I think it has been great, I think that’s what really keeps the ball rolling, you always need new insights and influences but keep to the Phobia sound. That’s my favorite thing to do is write with different people and we still do it that way! I have so many friends that are so awesome and great musicians. I always want to experience writing and have them help me with Phobia stuff.

Could you describe Phobia’s experiences, in general, on the record label front?

I think we have more of a punk attitude then the bigger labels! (Laughs) I think that’s where the problems happen if there are any. I understand a label has to work one way, but we work another way. But that’s the business, there are record companies, then there are bands. Everybody’s trying to get head and save and gain! When you work with smaller labels it’s a lot easier, the communication is more relaxed, but we enjoy doing both therefore our experiences are always up and down. (Laughs)

What is life like outside of music for the members of Phobia? Jobs? Hobbies? Obsessions?

Yeah, we all have jobs for the most part, but jobs that are very flexible to the band for the most part but not always, so things can be rough. We all have hobbies, this band being the first one of course. I travel back and forth from Austin, where I live, to California to spend time with my daughter and help my brother with our merch company. CC does vegan cooking classes in San Antonio. Calum is a landscaper in Manhattan NYC and Bryan is a trades man in Dallas, Texas. Those are our jobs!  And we all obsess over tofu scramble!

When it comes to musical influences, who tops the list for the band?

Probably old Napalm Death and Discharge.

On that note, what would you consider as the highlights of the band’s career?

There are so many really, its hard to say. I would say just touring through out the world. I mean hanging with fans, new fans, bands that you love, that’s the whole highlight!

What aspects of everyday life, outside of music, get the band’s gears turning?

I would say the stress and the hardships of trying to be in a band and also trying to pay bills and just living and existing in this world. I think that fuels us to do what we do, and we feel privileged to be able to even have this option to go out on the road and play. I think the bond we have as a band, we are family, you know?  And we love each other like that and want to spend time together and share this again!

Phobia certainly has its fair share of bizarre touring stories, such as the infamous Real TV incident. Any other gems of the road you’d like to share?
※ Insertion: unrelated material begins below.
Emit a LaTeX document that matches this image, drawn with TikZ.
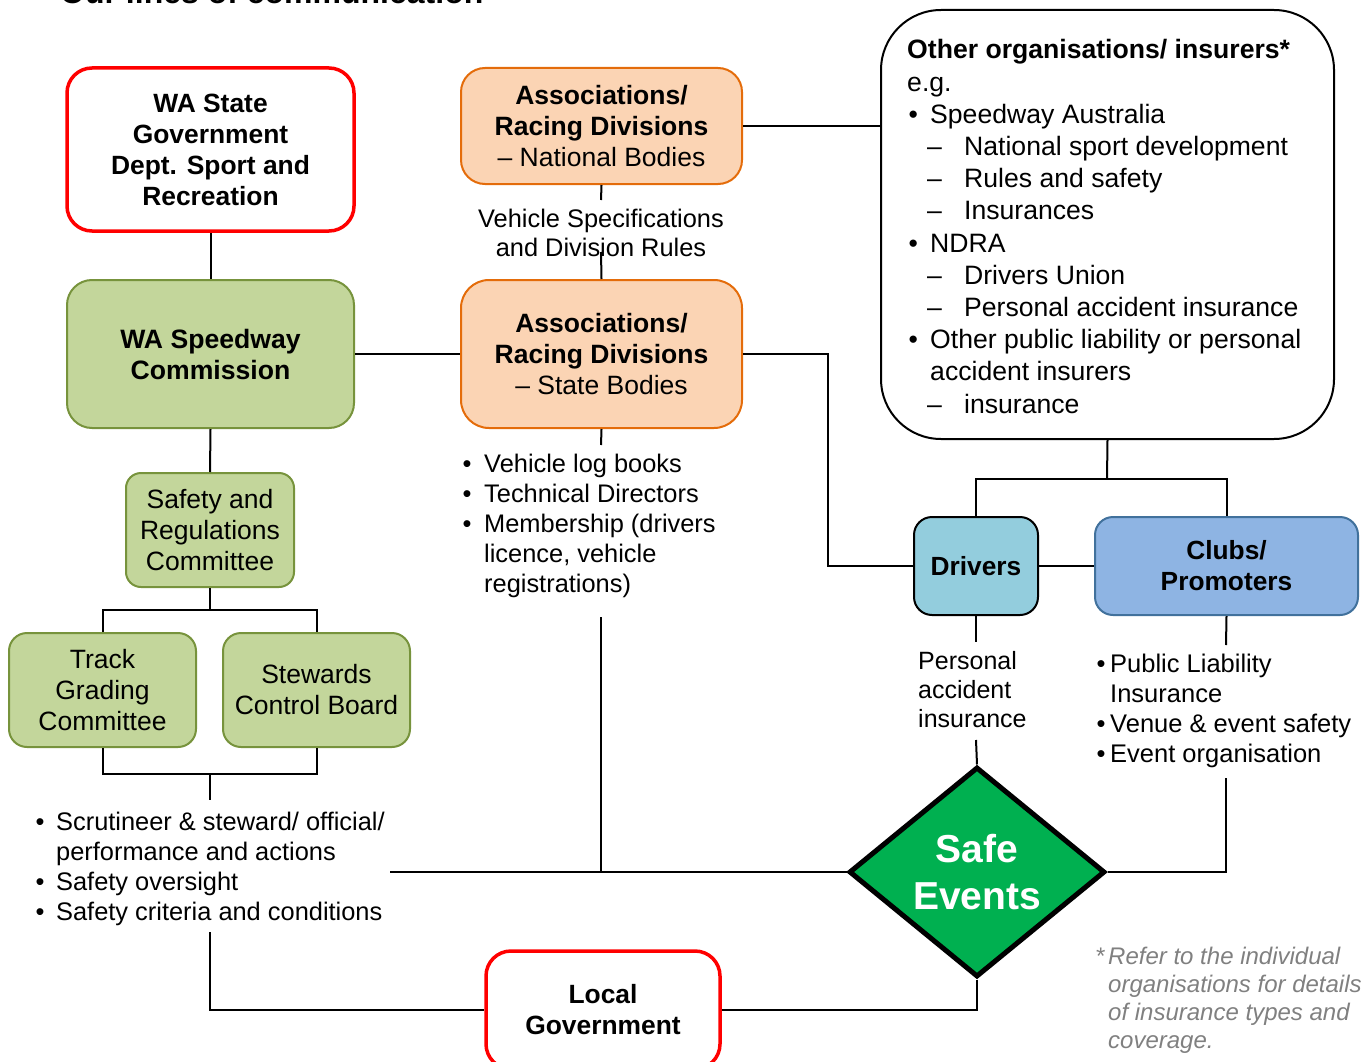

Just a lot of shitting in pants and peeing. Some jail, some violence! (Laughs) When Phobia hits the road, who the fuck knows what is going to happen! I remember I got thrown in jail in Slovenia because after a fest, the promoter and I took this van and we were drunk. I don’t really remember much, but woke up blocking an apartment building entrance and can remember people knocking on the window. I just kept flipping them off, lying down not seeing who they were, until some M-16’s started knocking. They took us downtown and deported me back to Germany and the band! We have much more, I could be here all fucking day! (Laughs)

Phobia’s sound involves a more punk-oriented approach to song structure compared to the band’s more metal-inspired grind peers. What, besides that difference, do you feel sets the band apart from the rest?

I think we are still punks! (Laughs) I think we are still involved in a movement, you know? We still believe in a punk scene and we still have that edge and the fan base that actually still gives us influence and we listen to the same bands we grew up on. I think we stand our ground of who we always were. I mean, we work with some metal heads and people with other influences at times, but they are familiar with the Phobia sound. I pretty much make the decision of what gets tracked and I like to keep Phobia..being Phobia!

How do you feel about the evolution and changes within the grind genre over the years, as well as the newer surge in bands that could be called your peers?

Well, I would have to say I really enjoyed the integrity and how personal the scene used to be, before the internet and all that. I mean, yeah it makes it easier, but we used to write letters, tape trade, set up shows and actually promote by making fliers and hand them out at shows. This is the way DIY was, this was how it should be, you know? The scene lacks originality, passion. All these bands coming out now, most don’t have a hardcore background. It’s what is the “cool” thing to do. Well, when we were doing it, it wasn’t the cool thing to do and it was very much a smaller network because those that were doing it, were into it. I think a lot of the stuff that comes out today is crap. Like, do these kids know why they growl?  Do they know where it came from? No. A big labels signs them, puts them on the road, they do there thing, then its done. Fuck that. They saturate the market with their crap and it sucks!!! These days, people watch their band on Youtube, buy their shirts online, don’t go to shows, and talk shit about people on the internet. Fuck that! Back in the day, you had something to say, you went to the show, fought it, then it was done. The scene today sucks! But as for the bands that you can call our peers, I think those are the people who know what’s up, and believe in the traditional way of doing things. I think that kicks ass and is what is what keeps DIY alive and keeps roots of the sound there!

What places in the world have greeted Phobia with the warmest welcome? How about the worst?

(Laughs) Damn, that hard to say. I would say Mexico and Japan were really awesome, but at that time they didn’t get loads of bands coming through, you know? The worst, shit, that could be Los Angeles! (Laughs)

If Phobia took the form of a cyborg soldier sent from the future to eradicate human ignorance and prejudice, what would be its weapon of choice?

A shit-sucker…the stuff that sucks crap out of the Porta -Potty.

What does the future hold for Phobia? Tours? Recordings?

We are working on some tours for next year, nothing concrete as of yet, and we are starting to write a new record and keep the machine rolling. We have a split with Jesus Cross coming out and we have a four-way split with PLF, Suffering Minds and Audio Kollapse!

It’s been a pleasure! Forbidden Magazine thanks you for your time!! Any last words for the groupies, fan boys and paparazzi?

Thank you for all your support, to all our fans and also to the people who hate us. In grind we crust! Cheers and beers!!